- Directed by: Lina Wertmüller
- Written by: Lina Wertmüller Elvio Porta Umberto Marino
- Starring: Sophia Loren F. Murray Abraham
- Cinematography: Giuseppe Lanci
- Music by: Lilli Greco Lucio Gregoretti
- Release date: 2004;
- Country: Italy
- Language: Italian

= Too Much Romance... It's Time for Stuffed Peppers =

2004 film

Too Much Romance... It's Time for Stuffed Peppers (Peperoni ripieni e pesci in faccia) is a 2004 Italian comedy-drama film written and directed by Lina Wertmüller.

==Plot ==

Maria and Jeffrey are a married couple in their seventies. Their marriage is in crisis.

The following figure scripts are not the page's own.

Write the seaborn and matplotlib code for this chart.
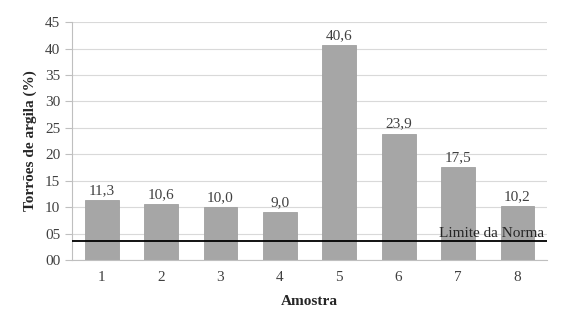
import matplotlib
matplotlib.use("Agg")
import matplotlib.pyplot as plt
import seaborn as sns
import pandas as pd
import numpy as np

amostras = ["1", "2", "3", "4", "5", "6", "7", "8"]
valores = [11.3, 10.6, 10.0, 9.0, 40.6, 23.9, 17.5, 10.2]
limite = 3.5
yticks = [0, 5, 10, 15, 20, 25, 30, 35, 40, 45]

sns.set_theme(style="white")
plt.rcParams['font.family'] = ['Liberation Serif', 'DejaVu Serif']

df = pd.DataFrame({"Amostra": amostras, "Valor": valores})

fig = plt.figure(figsize=(5.67, 3.25), dpi=100)
ax = fig.add_axes([0.127, 0.2, 0.838, 0.732])

sns.barplot(data=df, x="Amostra", y="Valor", color="#A6A6A6", width=0.57,
            saturation=1, edgecolor="#A0A0A0", linewidth=0.6, ax=ax, zorder=2)

ax.set_ylim(0, 45)
ax.set_xlim(-0.5, len(amostras) - 0.5)
ax.set_yticks(yticks)
ax.set_yticklabels([f"{v:02d}" for v in yticks])
ax.yaxis.grid(True, color="#D9D9D9", linewidth=0.8, zorder=0)
ax.set_axisbelow(True)

for s in ["top", "right"]:
    ax.spines[s].set_visible(False)
for s in ["left", "bottom"]:
    ax.spines[s].set_color("#BFBFBF")
    ax.spines[s].set_linewidth(0.8)

ax.set_xticks(np.arange(len(amostras)) + 0.5, minor=True)
ax.tick_params(axis="x", which="major", length=0, pad=8, labelsize=11, labelcolor="#404040")
ax.tick_params(axis="x", which="minor", length=5, color="#BFBFBF", width=0.8, direction="out")
ax.tick_params(axis="y", which="major", length=5, color="#BFBFBF", width=0.8, direction="out",
               labelsize=11, labelcolor="#404040", left=True)

for i, v in enumerate(valores):
    ax.text(i, v + 0.6, f"{v:.1f}".replace(".", ","), ha="center", va="bottom",
            fontsize=11, color="#404040")

ax.axhline(limite, color="black", linewidth=1.3, zorder=3)
ax.text(len(amostras) - 0.55, limite + 0.2, "Limite da Norma", ha="right", va="bottom",
        fontsize=11, color="#262626", zorder=4)

ax.set_xlabel("Amostra", fontsize=11, fontweight="bold", color="#262626", labelpad=8)
ax.set_ylabel("Torrões de argila (%)", fontsize=11, fontweight="bold", color="#262626", labelpad=6)

fig.savefig("out.png", dpi=100)
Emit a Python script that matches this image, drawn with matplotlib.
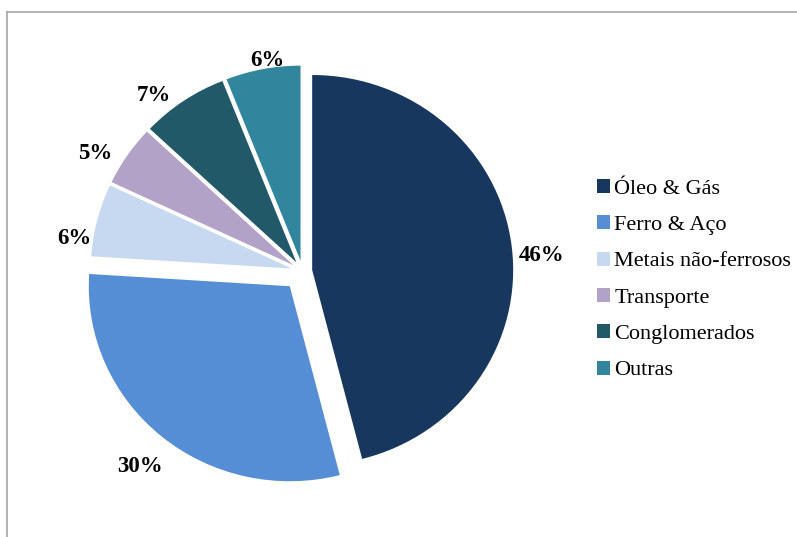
import matplotlib
matplotlib.use("Agg")
import matplotlib.pyplot as plt
from matplotlib.lines import Line2D
from matplotlib.patches import Patch

# ----- DATA
setores = ["Óleo & Gás", "Ferro & Aço", "Metais não-ferrosos",
           "Transporte", "Conglomerados", "Outras"]
participacao = [46, 30, 6, 5, 7, 6]
cores = ["#17375E", "#558ED5", "#C6D9F1", "#B3A2C7", "#215968", "#31859C"]
destaque = [0.048, 0.10, 0.055, 0.055, 0.055, 0.055]
# small pixel nudges for the % labels (x right, y down)
ajuste_rotulo = [(4, 13), (-5, 10), (2, 25), (-10, 12), (-15, 15), (9, 16)]

plt.rcParams["font.family"] = ["Liberation Serif", "DejaVu Serif"]

W, H = 797, 537
fig = plt.figure(figsize=(W / 100, H / 100), dpi=100)
ax = fig.add_axes([0, 0, 1, 1])

wedges, texts, autotexts = ax.pie(
    participacao, colors=cores, explode=destaque, startangle=90,
    counterclock=False, autopct="%1.0f%%", pctdistance=1.13,
    textprops={"fontsize": 16.5, "fontweight": "bold", "color": "black"})

# ----- pie centre / scale in pixels (slightly wider than tall, like the original)
cx, cy = 302.6, H - 271.2
sx, sy = 201.0, 195.0
ax.set_aspect("auto")
ax.set_xlim(-cx / sx, (W - cx) / sx)
ax.set_ylim(-cy / sy, (H - cy) / sy)
ax.axis("off")

for t, (dx, dy) in zip(autotexts, ajuste_rotulo):
    x, y = t.get_position()
    t.set_position((x + dx / sx, y - dy / sy))

# ----- legend
handles = [Patch(facecolor=c, edgecolor="none") for c in cores]
fig.legend(handles, setores, loc="upper left", bbox_to_anchor=(588 / W, 1 - 170 / H),
           frameon=False, fontsize=16, handlelength=0.6, handleheight=0.6,
           handletextpad=0.18, labelspacing=0.74, borderaxespad=0)

# ----- outer frame (only left and top visible)
fc = "#a6a6a6"
fig.add_artist(Line2D([6.5 / W, 6.5 / W], [0, 1 - 11.5 / H], color=fc, lw=1.2))
fig.add_artist(Line2D([6.5 / W, 1], [1 - 11.5 / H, 1 - 11.5 / H], color=fc, lw=1.2))

fig.savefig("out.png", dpi=100)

However, Maria tries to get the family together in order to celebrate grandmother Assunta's birthday.

== Cast ==

- Sophia Loren as Maria
- F. Murray Abraham as Jeffrey
- Casper Zafer as Francesco
- Carolina Rosi as Miriam
- Silvia Abascal as Nelly
- Elio Pandolfi as Melino
- Angela Pagano as Assunta

==Production==
The film was shot in Sorrento Peninsula. It had a troubled production, with the original producer Adriano Ariè dying during the shootings.

==Release==
The film premiered at the 2004 Capri Hollywood International Film Festival. It had a limited theatrical release in June 2006.